The Giallo Trilogy is series of role-playing game scenarios inspired by Italian thrillers of the 1960s and 1970s. These can be played either as true gialli or, alternatively, as supernatural stories. Even though some gialli feature strange phenomena, especially in Dario Argento’s filmography, they dismiss otherworldly creatures. Since Postmortem Studios’ trilogy was adapted to a game called Actual Fucking Monsters it would have been kind of strange if no occult entity would make an appearance. Nevertheless, monsters were made less conspicuous than they are on most horror role-playing game scenarios and optional to use, so these could stay true to the movie genre.
There’s a lot to mine here, and I think that was really the point. This isn’t meant to be a linear adventure to drag players through, from inciting incident to climactic finale. This is a stage for your players to explore, allowing the story to form around them.
Matthew J. Constantine’s Blog
The most “giallish” of the three Postmortem Giallo scenarios, Orpheum Lofts can be played as a straight J&B sponsored Italian thriller or, for a more intense psychological horror atmosphere, using Roman Polanski’s Apartment Trilogy [Repulsion (1965), Rosemary’s Baby (1968), and The Tenant (1976)] as inspiration. If you would rather go for a supernatural approach, don’t worry: one of the main influences for the Lofts is Dario Argento’s Inferno (1980). By default it takes place in mid-1980s in a old decaying – once luxurious – apartment building inhabited by a full cast of strange characters. It includes stats for Actual Fucking Monsters, but can be easily adapted to any system. There’s a tie-in one shot scenario for Orpheum Lofts, Her Hear Was a Locked Room and Nobody Had the Key, which you can download here.

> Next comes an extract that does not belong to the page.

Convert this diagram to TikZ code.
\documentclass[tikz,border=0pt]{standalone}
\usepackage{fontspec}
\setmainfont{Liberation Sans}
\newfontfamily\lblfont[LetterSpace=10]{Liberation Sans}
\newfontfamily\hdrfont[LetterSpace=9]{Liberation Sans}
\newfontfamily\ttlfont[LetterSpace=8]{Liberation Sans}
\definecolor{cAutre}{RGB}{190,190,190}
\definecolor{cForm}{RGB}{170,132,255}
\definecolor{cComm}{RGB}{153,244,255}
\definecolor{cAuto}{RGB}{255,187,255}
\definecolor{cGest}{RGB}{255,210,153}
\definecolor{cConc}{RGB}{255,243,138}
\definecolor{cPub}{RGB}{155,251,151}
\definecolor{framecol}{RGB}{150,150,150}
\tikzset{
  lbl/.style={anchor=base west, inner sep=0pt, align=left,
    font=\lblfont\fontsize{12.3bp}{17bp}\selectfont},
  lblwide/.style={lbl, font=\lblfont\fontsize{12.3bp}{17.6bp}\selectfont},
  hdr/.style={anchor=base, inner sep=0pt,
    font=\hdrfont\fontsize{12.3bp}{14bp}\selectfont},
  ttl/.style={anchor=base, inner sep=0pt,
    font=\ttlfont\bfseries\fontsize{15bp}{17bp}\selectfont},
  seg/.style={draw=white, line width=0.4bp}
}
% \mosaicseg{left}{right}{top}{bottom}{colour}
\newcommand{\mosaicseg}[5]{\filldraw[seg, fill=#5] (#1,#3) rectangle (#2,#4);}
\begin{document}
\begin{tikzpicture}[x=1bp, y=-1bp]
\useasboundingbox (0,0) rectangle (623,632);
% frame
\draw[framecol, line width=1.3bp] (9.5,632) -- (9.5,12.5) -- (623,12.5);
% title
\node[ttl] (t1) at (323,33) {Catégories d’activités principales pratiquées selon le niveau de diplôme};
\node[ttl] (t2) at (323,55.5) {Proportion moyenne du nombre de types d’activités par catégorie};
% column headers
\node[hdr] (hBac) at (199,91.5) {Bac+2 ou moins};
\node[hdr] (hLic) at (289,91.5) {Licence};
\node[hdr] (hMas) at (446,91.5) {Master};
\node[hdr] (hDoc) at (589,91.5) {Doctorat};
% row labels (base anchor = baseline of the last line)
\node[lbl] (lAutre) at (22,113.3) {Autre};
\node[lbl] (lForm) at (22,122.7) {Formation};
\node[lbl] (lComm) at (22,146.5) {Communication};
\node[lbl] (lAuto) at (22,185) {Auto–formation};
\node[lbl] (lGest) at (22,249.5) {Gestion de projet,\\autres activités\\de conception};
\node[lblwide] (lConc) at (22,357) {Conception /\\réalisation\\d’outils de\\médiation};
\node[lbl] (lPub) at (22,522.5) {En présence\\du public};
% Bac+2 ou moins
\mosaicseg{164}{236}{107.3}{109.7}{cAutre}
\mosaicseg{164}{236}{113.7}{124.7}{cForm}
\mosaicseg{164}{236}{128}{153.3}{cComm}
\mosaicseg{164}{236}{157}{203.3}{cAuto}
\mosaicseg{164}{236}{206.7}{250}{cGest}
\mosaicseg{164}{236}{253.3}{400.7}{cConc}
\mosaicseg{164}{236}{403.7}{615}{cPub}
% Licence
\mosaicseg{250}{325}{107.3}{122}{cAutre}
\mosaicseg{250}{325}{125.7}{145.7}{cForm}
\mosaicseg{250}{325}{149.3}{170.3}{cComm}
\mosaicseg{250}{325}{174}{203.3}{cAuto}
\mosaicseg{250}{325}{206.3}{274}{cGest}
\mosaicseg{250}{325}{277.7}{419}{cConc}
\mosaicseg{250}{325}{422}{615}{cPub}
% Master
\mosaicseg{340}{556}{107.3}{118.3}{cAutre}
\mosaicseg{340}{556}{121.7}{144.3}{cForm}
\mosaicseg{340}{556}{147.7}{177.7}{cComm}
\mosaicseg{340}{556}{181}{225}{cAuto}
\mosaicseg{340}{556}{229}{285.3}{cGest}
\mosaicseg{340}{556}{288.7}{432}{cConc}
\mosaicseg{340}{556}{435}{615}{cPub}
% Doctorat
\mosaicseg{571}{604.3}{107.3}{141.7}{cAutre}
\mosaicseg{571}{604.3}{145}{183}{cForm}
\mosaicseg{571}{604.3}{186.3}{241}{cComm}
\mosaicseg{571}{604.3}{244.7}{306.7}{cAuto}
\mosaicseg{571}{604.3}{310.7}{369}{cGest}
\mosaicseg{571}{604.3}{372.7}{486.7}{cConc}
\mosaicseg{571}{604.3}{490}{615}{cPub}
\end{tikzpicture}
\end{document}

“There are so many hooks, adventure seeds, background information, biographies and agendas concerning all the non-player characters there (…). It’s an awesome scenario like the others, very sophisticated in its approach.“
Abraham Zetina, Talking About Games
The Memorial is a contemporary horror scenario partly inspired by giallo movies, and partly influenced by Lars Von Trier’s cult TV series Riget (1994), Milos Forman’s One Flew over the Cuckoo’s Nest (1975) and The Killer Nun (1979), an Italian “video nasty” classic starring Anita Eckberg and Alida Valli. There’s certainly some Green Wing, ER, House M.D. and Scrubs in it, but preferably not that much, as it is meant to be horror after all. It is set in the early 1990s and it has several connections to the previous scenario (Orpheum Lofts), which means they can be played sequentially.
“To be honest the three “giallo” scenarios are vile, and this one in particular.”
James T, verified purchaser DrivethruRPG
“If you buy a ticket to an R-rated movie, and you walk in and you clutch your pearls at the horrible content you’re being bombarded with, it’s your damn fault. Grow up, you bought the ticket!”
Heathendog, Legion of Myth
In the last module, The Sisters of the Seven Sins, set in Portugal in the late 1970s, players may take the role of nuns, Vatican authorities sent to investigate reports of demoniacal manifestations, reporters exploring the story behind an atypical catholic sisterhood or even criminals, working on a devious plan to restore a sinister painting to the convent where it originally belonged. There are no connections to the previous scenarios, except for commons influences such as gialli and exploitation film.
The Giallo Companion includes:
– An introduction on the giallo genre in movies and role-playing games.
– Rules for running giallo scenarios using the *Punk game mechanics (adds optional rules for fear and sanity, advantages and disadvantages and expanded critical hits inspired by James ‘Grim’ Desborough’s Blood!).
– The one-shot scenario Her Heart Was a Locked Room and Nobody had the Key (previously available as a blog post).
– Floorplans for the Orpheum Lofts building.
– A cover by Jonathan Torres, aka The Basic Expert.